→ To do
Track down the lines that contain "this" and copy them.

[Entries taken from a collection]
===

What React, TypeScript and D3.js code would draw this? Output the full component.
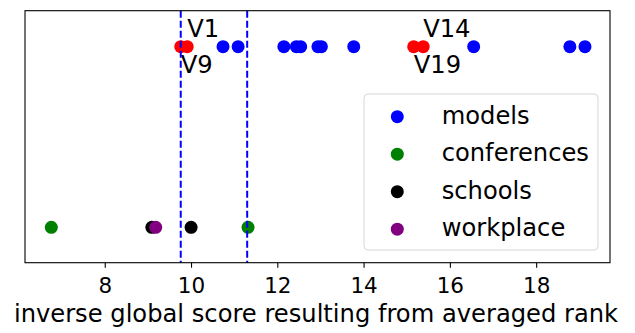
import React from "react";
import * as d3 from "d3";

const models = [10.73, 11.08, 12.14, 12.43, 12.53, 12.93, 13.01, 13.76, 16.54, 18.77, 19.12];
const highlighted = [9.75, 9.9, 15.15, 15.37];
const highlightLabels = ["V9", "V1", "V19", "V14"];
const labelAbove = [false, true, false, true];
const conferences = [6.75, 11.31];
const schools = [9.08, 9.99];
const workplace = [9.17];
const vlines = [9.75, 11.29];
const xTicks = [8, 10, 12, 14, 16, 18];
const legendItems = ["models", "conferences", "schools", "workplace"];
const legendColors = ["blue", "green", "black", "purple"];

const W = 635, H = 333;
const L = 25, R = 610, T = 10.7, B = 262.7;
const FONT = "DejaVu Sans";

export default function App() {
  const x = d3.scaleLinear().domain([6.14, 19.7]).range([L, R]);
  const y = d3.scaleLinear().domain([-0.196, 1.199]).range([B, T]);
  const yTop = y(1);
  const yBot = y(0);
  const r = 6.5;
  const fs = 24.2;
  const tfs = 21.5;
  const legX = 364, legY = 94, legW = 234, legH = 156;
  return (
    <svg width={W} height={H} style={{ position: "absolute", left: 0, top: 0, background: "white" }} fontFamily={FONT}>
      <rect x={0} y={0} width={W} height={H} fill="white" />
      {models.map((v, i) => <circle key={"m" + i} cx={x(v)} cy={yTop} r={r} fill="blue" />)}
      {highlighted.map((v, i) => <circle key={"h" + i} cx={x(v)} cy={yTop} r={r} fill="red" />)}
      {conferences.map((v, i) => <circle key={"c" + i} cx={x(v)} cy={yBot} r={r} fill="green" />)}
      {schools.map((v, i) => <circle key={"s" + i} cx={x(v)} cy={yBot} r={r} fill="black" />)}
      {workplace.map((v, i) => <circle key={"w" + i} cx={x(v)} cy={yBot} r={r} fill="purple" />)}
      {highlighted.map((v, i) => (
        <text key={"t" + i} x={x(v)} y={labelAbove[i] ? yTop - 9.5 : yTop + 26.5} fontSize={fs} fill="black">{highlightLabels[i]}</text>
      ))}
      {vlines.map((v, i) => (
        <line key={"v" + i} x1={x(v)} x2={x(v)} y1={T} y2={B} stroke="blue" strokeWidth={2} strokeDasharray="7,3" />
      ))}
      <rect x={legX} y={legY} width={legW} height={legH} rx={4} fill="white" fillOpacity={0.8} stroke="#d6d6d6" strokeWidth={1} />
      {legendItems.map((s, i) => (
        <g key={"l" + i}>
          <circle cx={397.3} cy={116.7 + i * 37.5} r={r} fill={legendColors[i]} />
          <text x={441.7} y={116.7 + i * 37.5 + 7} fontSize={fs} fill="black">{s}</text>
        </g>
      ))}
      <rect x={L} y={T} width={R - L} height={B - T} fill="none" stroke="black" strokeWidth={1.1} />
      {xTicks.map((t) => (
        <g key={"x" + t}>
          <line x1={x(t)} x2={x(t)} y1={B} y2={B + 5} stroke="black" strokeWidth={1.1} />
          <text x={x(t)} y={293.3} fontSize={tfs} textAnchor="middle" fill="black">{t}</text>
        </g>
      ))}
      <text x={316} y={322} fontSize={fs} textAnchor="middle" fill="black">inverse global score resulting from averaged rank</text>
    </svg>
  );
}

===

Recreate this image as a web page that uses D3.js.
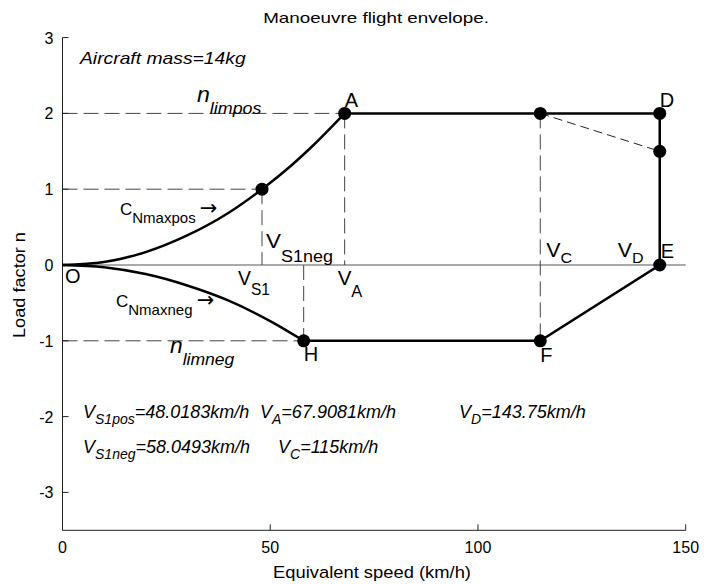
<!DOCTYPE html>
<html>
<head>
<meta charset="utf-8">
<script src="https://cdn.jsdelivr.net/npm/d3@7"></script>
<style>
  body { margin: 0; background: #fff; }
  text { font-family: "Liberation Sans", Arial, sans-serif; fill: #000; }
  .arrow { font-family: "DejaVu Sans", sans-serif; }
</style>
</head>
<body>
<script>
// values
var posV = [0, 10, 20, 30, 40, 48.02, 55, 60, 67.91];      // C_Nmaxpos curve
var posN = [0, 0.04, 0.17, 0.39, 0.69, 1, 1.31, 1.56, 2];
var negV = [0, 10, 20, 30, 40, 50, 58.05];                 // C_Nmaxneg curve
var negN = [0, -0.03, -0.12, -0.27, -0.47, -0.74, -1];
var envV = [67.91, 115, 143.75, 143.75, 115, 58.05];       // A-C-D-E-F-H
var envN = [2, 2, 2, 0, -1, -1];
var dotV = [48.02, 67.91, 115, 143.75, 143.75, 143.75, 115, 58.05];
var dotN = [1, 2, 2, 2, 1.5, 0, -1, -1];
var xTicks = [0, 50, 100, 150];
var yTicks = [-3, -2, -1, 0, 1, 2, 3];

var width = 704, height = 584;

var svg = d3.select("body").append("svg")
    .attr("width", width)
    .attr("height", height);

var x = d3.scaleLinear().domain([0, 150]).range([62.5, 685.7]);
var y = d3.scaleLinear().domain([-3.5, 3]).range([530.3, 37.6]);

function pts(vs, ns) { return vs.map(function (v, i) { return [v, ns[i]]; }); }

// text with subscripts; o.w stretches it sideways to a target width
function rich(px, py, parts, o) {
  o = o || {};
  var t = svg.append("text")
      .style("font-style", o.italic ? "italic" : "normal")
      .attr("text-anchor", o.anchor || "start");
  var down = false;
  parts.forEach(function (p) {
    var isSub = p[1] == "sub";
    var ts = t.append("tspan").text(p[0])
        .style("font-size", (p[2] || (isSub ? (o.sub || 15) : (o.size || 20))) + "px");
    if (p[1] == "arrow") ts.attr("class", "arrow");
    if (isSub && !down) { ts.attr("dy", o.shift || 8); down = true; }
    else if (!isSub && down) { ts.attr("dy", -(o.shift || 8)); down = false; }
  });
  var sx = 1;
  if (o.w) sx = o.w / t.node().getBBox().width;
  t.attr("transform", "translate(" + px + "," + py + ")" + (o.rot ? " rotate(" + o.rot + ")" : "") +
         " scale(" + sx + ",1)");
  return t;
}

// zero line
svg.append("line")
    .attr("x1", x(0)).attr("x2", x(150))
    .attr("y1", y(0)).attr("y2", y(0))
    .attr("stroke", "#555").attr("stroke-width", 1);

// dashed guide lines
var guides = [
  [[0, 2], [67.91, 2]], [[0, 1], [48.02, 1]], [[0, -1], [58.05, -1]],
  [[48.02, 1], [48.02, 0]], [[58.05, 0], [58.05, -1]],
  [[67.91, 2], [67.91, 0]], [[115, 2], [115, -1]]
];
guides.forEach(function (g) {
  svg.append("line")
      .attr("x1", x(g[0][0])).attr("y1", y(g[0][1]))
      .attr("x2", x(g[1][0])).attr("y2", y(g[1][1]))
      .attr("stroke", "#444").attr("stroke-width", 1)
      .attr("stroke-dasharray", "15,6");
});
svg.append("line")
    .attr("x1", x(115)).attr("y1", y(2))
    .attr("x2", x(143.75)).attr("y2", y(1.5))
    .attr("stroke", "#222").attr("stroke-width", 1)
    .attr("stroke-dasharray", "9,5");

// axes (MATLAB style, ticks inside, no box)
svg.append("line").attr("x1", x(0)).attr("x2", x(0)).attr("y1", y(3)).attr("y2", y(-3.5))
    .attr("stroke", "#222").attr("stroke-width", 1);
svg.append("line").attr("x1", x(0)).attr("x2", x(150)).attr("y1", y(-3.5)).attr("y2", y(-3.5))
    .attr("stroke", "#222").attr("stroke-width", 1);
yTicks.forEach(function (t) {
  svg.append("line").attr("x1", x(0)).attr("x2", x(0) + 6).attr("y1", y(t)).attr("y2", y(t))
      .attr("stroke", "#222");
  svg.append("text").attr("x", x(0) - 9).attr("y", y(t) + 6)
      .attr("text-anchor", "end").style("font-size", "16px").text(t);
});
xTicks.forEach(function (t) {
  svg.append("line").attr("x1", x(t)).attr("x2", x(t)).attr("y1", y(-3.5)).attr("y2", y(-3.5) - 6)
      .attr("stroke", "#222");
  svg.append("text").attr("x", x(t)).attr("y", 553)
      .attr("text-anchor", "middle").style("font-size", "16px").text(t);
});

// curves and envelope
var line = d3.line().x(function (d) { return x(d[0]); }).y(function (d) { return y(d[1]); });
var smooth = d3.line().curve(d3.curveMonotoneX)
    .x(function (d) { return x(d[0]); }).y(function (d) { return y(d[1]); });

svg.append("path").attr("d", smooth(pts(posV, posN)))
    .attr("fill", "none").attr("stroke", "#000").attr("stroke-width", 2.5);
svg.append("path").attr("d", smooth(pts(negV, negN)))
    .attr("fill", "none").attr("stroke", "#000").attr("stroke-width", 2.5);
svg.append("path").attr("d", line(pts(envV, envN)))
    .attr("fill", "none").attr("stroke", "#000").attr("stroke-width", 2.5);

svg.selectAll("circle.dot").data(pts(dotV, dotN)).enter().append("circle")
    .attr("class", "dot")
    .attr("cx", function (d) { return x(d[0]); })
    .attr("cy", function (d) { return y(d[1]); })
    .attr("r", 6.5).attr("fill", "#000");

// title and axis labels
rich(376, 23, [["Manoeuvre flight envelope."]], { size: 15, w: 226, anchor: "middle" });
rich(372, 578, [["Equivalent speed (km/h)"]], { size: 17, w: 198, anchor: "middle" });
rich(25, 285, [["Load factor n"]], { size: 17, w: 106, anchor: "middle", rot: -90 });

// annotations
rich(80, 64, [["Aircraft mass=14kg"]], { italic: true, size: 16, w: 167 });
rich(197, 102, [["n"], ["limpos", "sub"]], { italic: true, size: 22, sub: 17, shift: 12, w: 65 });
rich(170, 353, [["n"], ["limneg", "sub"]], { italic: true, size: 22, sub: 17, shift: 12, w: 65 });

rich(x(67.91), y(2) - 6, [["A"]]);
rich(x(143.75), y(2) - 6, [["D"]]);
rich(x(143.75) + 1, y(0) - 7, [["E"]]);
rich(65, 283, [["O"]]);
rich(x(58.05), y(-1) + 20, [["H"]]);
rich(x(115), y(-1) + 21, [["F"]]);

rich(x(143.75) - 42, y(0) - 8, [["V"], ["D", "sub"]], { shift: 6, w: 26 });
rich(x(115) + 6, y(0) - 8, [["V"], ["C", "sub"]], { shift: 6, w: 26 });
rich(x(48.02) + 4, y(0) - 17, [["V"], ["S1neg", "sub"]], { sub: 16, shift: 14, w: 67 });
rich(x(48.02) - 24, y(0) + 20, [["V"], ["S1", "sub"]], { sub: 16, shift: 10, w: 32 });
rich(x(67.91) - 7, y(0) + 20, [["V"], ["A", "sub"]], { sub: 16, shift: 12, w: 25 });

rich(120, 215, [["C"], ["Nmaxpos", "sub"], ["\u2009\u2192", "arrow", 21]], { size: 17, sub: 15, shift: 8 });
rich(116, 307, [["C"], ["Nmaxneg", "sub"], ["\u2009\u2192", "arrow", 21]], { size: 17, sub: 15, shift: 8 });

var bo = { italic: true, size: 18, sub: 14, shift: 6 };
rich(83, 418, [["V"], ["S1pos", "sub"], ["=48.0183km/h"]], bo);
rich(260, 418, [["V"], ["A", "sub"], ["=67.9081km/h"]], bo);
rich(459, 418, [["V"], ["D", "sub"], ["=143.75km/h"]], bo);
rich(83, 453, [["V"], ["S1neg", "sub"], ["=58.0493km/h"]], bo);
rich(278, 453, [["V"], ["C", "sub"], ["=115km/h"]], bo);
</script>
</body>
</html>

===

→ Final result
What React, TypeScript and D3.js code would draw this? Output the full component.
Recreate this image as a web page that uses D3.js.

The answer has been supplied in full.